**WHAT TO DO**
Could the lines from the start of the data through the line with "const ref = useRef<HTMLDivElement>(null);" be set down exactly, with no pictures among them?

**DATA SHOWN**
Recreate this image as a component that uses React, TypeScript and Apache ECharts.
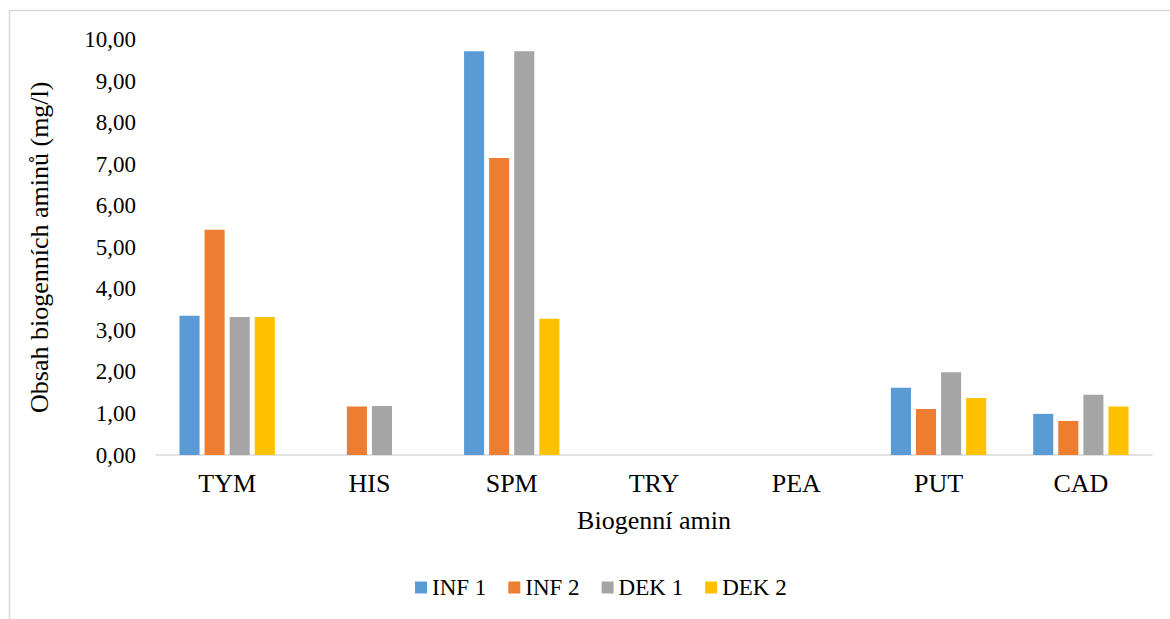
import React, { useEffect, useRef } from "react";
import * as echarts from "echarts";

// Biogenic amine categories
const categories = ["TYM", "HIS", "SPM", "TRY", "PEA", "PUT", "CAD"];

// Content per sample (mg/l)
const inf1 = [3.35, 0, 9.72, 0, 0, 1.62, 0.99];
const inf2 = [5.42, 1.17, 7.15, 0, 0, 1.11, 0.82];
const dek1 = [3.32, 1.18, 9.72, 0, 0, 1.99, 1.45];
const dek2 = [3.32, 0, 3.28, 0, 0, 1.37, 1.17];

const seriesNames = ["INF 1", "INF 2", "DEK 1", "DEK 2"];
const seriesColors = ["#5B9BD5", "#ED7D31", "#A5A5A5", "#FFC000"];

const FONT = "Liberation Serif";

export default function App() {
  const ref = useRef<HTMLDivElement>(null);

  useEffect(() => {
    if (!ref.current) return;
    const chart = echarts.init(ref.current, undefined, { renderer: "svg" });
    const values = [inf1, inf2, dek1, dek2];

    chart.setOption({
      animation: false,
      backgroundColor: "#ffffff",
      textStyle: { fontFamily: FONT, color: "#000" },
      graphic: [
        {
          type: "rect",
          shape: { x: 9.5, y: 10.5, width: 1180, height: 640 },
          style: { fill: "none", stroke: "#d9d9d9", lineWidth: 1.5 },
          silent: true,
        },
      ],
      legend: {
        data: seriesNames,
        top: 571,
        left: 410,
        itemWidth: 12,
        itemHeight: 12,
        itemGap: 22,
        icon: "rect",
        textStyle: { fontFamily: FONT, fontSize: 23, color: "#000" },
      },
      grid: { left: 156, right: 18, top: 39.5, bottom: 164, containLabel: false },
      xAxis: {
        type: "category",
        data: categories,
        name: "Biogenní amin",
        nameLocation: "middle",
        nameGap: 52,
        nameTextStyle: { fontFamily: FONT, fontSize: 26, color: "#000" },
        axisLine: { lineStyle: { color: "#d9d9d9", width: 1.5 } },
        axisTick: { show: false },
        axisLabel: { fontFamily: FONT, fontSize: 26, color: "#000", margin: 15 },
      },
      yAxis: {
        type: "value",
        min: 0,
        max: 10,
        interval: 1,
        name: "Obsah biogenních aminů (mg/l)",
        nameLocation: "middle",
        nameGap: 104,
        nameTextStyle: { fontFamily: FONT, fontSize: 26, color: "#000" },
        axisLine: { show: false },
        axisTick: { show: false },
        splitLine: { show: false },
        axisLabel: {
          fontFamily: FONT,
          fontSize: 23,
          color: "#000",
          margin: 20,
          formatter: (v: number) => v.toFixed(2).replace(".", ","),
        },
      },
      series: seriesNames.map((name, i) => ({
        name,
        type: "bar",
        data: values[i],
        barGap: "25%",
        barCategoryGap: "33%",
        itemStyle: { color: seriesColors[i] },
      })),
    });

    return () => chart.dispose();
  }, []);

  return (
    <div
      ref={ref}
      style={{ position: "fixed", left: 0, top: 0, width: 1170, height: 619 }}
    />
  );
}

**SOLUTION TO THIS TASK**
Recreate this image as a component that uses React, TypeScript and Apache ECharts.
import React, { useEffect, useRef } from "react";
import * as echarts from "echarts";

// Biogenic amine categories
const categories = ["TYM", "HIS", "SPM", "TRY", "PEA", "PUT", "CAD"];

// Content per sample (mg/l)
const inf1 = [3.35, 0, 9.72, 0, 0, 1.62, 0.99];
const inf2 = [5.42, 1.17, 7.15, 0, 0, 1.11, 0.82];
const dek1 = [3.32, 1.18, 9.72, 0, 0, 1.99, 1.45];
const dek2 = [3.32, 0, 3.28, 0, 0, 1.37, 1.17];

const seriesNames = ["INF 1", "INF 2", "DEK 1", "DEK 2"];
const seriesColors = ["#5B9BD5", "#ED7D31", "#A5A5A5", "#FFC000"];

const FONT = "Liberation Serif";

export default function App() {
  const ref = useRef<HTMLDivElement>(null);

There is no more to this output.